Work to complete
Give back, exactly as it appears, the run of lines opening with the one containing "Reproduce this chart" and closing with the one containing "const fmt = (v: number)". Nothing outside that run should appear.

>> Begin The input

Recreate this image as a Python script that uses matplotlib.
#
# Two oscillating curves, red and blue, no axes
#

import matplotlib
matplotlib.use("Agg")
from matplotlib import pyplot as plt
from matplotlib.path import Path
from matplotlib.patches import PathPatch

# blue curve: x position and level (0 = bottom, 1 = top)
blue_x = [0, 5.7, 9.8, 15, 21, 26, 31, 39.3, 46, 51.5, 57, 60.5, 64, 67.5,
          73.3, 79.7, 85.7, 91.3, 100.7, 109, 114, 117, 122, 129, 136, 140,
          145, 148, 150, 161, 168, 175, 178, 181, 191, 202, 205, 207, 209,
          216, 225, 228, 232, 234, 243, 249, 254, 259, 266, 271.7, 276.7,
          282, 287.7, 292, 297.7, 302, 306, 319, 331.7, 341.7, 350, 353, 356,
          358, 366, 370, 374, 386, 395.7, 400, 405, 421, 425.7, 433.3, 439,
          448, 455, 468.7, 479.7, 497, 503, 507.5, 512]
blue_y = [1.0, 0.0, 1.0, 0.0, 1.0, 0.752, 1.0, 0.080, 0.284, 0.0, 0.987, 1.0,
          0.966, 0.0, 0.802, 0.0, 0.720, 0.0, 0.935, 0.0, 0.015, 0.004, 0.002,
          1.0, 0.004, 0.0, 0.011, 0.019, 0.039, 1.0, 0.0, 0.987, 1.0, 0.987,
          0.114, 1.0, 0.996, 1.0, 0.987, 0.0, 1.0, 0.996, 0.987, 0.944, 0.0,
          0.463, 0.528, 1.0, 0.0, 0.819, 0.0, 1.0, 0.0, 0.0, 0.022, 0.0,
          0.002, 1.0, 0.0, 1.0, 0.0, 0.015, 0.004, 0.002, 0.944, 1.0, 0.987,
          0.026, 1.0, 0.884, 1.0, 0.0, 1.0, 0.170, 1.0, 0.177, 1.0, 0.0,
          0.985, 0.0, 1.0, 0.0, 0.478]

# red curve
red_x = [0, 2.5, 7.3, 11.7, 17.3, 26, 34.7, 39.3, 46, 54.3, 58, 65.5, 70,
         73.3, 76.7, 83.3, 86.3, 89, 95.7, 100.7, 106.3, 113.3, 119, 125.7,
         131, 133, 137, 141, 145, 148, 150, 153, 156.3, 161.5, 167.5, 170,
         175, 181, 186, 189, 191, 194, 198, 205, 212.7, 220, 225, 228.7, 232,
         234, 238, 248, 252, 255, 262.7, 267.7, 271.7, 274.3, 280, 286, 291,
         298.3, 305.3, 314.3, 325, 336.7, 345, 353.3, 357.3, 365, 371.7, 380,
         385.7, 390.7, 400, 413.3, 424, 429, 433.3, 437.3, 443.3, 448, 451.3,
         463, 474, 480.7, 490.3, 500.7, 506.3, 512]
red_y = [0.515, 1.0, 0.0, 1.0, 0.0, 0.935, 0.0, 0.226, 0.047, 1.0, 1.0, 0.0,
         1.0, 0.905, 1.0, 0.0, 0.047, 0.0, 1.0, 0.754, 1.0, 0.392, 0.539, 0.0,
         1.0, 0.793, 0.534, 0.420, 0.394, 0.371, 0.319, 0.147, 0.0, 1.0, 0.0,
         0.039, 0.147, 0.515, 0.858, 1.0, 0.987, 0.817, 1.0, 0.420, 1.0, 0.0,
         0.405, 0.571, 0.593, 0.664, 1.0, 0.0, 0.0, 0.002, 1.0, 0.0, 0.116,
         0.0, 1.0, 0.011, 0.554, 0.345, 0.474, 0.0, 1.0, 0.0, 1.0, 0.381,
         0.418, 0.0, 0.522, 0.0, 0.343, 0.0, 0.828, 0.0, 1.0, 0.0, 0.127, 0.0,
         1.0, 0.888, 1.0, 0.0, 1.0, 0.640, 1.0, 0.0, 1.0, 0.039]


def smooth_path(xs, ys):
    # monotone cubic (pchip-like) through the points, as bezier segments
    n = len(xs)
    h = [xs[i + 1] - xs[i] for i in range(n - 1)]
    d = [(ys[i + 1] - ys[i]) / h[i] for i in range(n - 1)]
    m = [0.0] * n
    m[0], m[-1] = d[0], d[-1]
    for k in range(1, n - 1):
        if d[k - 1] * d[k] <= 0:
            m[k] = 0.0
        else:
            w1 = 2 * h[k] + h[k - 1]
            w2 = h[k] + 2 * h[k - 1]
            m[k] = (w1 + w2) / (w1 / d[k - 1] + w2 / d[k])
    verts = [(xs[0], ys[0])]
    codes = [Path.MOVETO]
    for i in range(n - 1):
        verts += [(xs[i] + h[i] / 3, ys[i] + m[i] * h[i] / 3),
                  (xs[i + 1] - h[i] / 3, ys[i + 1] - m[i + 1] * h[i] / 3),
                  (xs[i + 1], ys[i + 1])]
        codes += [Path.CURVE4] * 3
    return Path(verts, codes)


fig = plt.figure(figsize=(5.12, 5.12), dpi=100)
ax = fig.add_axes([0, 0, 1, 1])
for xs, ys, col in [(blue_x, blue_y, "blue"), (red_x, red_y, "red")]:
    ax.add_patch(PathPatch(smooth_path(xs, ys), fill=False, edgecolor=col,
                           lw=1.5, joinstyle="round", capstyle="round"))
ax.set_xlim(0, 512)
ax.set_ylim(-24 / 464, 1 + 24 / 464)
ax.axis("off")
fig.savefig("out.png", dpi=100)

>> End The input
>> Begin The input

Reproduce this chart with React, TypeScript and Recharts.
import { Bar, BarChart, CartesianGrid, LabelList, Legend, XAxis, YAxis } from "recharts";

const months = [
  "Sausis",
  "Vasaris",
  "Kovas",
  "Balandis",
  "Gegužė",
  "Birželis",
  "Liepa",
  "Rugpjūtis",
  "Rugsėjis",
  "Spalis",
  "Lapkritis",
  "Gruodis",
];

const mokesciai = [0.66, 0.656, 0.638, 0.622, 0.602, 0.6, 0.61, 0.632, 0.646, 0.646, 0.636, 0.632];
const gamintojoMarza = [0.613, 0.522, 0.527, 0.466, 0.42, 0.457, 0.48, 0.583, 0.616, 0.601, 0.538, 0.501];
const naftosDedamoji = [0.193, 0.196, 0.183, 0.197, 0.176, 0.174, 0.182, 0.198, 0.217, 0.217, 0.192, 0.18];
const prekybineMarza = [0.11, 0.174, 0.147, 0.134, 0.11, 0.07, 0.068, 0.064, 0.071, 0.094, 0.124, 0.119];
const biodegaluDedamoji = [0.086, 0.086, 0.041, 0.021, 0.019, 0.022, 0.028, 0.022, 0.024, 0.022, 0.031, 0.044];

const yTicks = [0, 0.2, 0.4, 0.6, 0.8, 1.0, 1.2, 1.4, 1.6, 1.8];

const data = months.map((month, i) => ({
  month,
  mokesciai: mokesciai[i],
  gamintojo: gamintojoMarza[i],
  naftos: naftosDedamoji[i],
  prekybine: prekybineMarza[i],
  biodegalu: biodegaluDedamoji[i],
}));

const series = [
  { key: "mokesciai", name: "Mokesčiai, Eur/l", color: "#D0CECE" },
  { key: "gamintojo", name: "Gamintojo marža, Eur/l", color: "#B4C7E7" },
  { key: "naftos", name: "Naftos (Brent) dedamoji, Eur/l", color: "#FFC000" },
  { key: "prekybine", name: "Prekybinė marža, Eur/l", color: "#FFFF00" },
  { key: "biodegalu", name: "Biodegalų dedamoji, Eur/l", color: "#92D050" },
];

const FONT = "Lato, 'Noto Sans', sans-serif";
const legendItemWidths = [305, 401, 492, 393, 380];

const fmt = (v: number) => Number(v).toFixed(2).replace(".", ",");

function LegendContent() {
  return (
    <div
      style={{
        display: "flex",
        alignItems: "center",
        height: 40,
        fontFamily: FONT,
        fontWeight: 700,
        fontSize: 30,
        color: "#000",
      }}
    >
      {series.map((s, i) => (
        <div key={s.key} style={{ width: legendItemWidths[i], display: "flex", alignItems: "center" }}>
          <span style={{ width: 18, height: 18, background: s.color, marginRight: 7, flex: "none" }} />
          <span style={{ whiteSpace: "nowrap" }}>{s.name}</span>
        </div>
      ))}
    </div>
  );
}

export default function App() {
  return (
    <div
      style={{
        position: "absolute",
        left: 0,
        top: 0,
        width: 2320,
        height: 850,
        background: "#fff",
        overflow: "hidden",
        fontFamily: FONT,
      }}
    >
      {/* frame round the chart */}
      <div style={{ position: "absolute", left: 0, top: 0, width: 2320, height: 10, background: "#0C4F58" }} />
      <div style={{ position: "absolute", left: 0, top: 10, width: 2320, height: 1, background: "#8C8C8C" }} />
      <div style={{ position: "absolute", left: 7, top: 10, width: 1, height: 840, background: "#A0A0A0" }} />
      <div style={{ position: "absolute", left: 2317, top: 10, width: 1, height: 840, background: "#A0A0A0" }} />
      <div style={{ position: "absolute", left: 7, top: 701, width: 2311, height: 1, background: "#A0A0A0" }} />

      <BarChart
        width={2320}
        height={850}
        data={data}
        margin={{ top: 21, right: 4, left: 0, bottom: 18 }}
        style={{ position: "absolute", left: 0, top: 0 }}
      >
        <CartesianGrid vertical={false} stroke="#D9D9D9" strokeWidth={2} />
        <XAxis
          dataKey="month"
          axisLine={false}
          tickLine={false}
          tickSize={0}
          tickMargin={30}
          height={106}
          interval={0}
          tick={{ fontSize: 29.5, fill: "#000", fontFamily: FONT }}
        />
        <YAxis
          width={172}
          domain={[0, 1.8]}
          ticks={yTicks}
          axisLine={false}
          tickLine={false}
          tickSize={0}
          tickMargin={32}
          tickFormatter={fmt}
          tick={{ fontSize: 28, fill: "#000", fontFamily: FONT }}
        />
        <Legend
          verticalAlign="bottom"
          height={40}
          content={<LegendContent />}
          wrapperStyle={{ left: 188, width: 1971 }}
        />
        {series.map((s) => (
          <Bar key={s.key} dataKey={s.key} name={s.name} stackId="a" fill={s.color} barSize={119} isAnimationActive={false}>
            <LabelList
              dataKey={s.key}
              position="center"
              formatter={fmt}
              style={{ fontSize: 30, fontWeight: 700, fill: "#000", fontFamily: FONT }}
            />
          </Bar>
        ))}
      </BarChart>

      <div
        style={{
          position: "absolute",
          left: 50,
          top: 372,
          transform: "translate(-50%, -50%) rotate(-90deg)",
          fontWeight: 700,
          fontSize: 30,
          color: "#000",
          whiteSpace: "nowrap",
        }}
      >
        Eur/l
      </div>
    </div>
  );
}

>> End The input

Final result
Reproduce this chart with React, TypeScript and Recharts.
import { Bar, BarChart, CartesianGrid, LabelList, Legend, XAxis, YAxis } from "recharts";

const months = [
  "Sausis",
  "Vasaris",
  "Kovas",
  "Balandis",
  "Gegužė",
  "Birželis",
  "Liepa",
  "Rugpjūtis",
  "Rugsėjis",
  "Spalis",
  "Lapkritis",
  "Gruodis",
];

const mokesciai = [0.66, 0.656, 0.638, 0.622, 0.602, 0.6, 0.61, 0.632, 0.646, 0.646, 0.636, 0.632];
const gamintojoMarza = [0.613, 0.522, 0.527, 0.466, 0.42, 0.457, 0.48, 0.583, 0.616, 0.601, 0.538, 0.501];
const naftosDedamoji = [0.193, 0.196, 0.183, 0.197, 0.176, 0.174, 0.182, 0.198, 0.217, 0.217, 0.192, 0.18];
const prekybineMarza = [0.11, 0.174, 0.147, 0.134, 0.11, 0.07, 0.068, 0.064, 0.071, 0.094, 0.124, 0.119];
const biodegaluDedamoji = [0.086, 0.086, 0.041, 0.021, 0.019, 0.022, 0.028, 0.022, 0.024, 0.022, 0.031, 0.044];

const yTicks = [0, 0.2, 0.4, 0.6, 0.8, 1.0, 1.2, 1.4, 1.6, 1.8];

const data = months.map((month, i) => ({
  month,
  mokesciai: mokesciai[i],
  gamintojo: gamintojoMarza[i],
  naftos: naftosDedamoji[i],
  prekybine: prekybineMarza[i],
  biodegalu: biodegaluDedamoji[i],
}));

const series = [
  { key: "mokesciai", name: "Mokesčiai, Eur/l", color: "#D0CECE" },
  { key: "gamintojo", name: "Gamintojo marža, Eur/l", color: "#B4C7E7" },
  { key: "naftos", name: "Naftos (Brent) dedamoji, Eur/l", color: "#FFC000" },
  { key: "prekybine", name: "Prekybinė marža, Eur/l", color: "#FFFF00" },
  { key: "biodegalu", name: "Biodegalų dedamoji, Eur/l", color: "#92D050" },
];

const FONT = "Lato, 'Noto Sans', sans-serif";
const legendItemWidths = [305, 401, 492, 393, 380];

const fmt = (v: number) => Number(v).toFixed(2).replace(".", ",");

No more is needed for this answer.